時事随想抄

歴史家の視点から国際情勢・時事問題などについて語るブログ

中国をチベットとの対話のテーブルにつかせよう

 先日、中国政府は、聖火リレーが自国への非難の場と化したことに懲りてか、チベット亡命政府に対して対話の申し出を行いました。しかしながら、この対話申込みの意図は、自国への非難を緩めるためのジェスチャーであるという指摘もありますし、実際に、その後は、音沙汰なしです。

 この対話の機会を逸してしまいますと、平和的な手段による解決は難しくなります。中国側は、祖国分裂の主張を止めること、抗議運動を組織することを止めること、北京オリンピックの妨害を止めることなどを条件として挙げているようですが、チベットは、もともと中国を祖国としているわけではありませんし、ダライ・ラマ14世が暴動を指揮したわけでもありませんし、ましてや、甘いとの非難を受けつつも北京オリンピック開催を支持さえしています。ですから、中国側には、条件を理由にチベットの交渉を拒否する理由はないはずなのです。

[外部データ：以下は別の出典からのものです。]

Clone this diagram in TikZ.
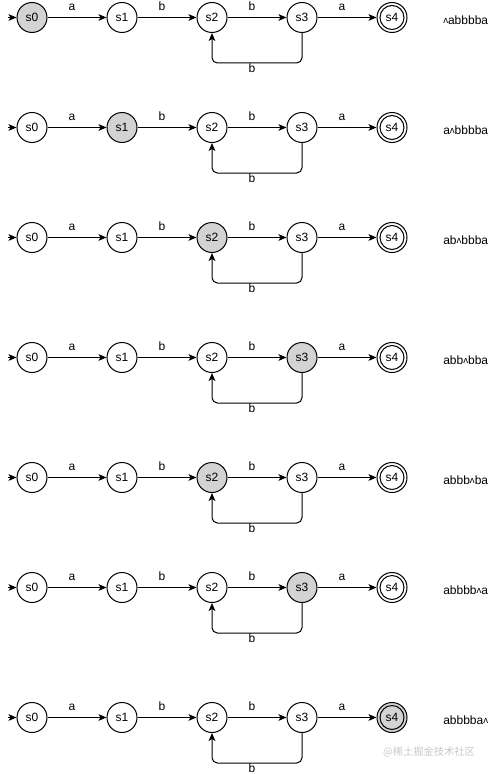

 心配なことは、中国が、いつものことで、交渉すると見せかけて事態を長引かせるている間に、秘かに目的、つまり、チベット民族浄化を達成してしまうことです(東シナ海のガス田も同じ手法…)。国際社会は、先の発言を、中国がチベットとの交渉開始を国際社会に確約したものとみなし、仲介国の名乗りを上げるなど、チベット救済へのステップを強引にでも推し進めるべきではないか、と思うのです。日本国政府には、仲介国となる意思と覚悟はあるのでしょうか。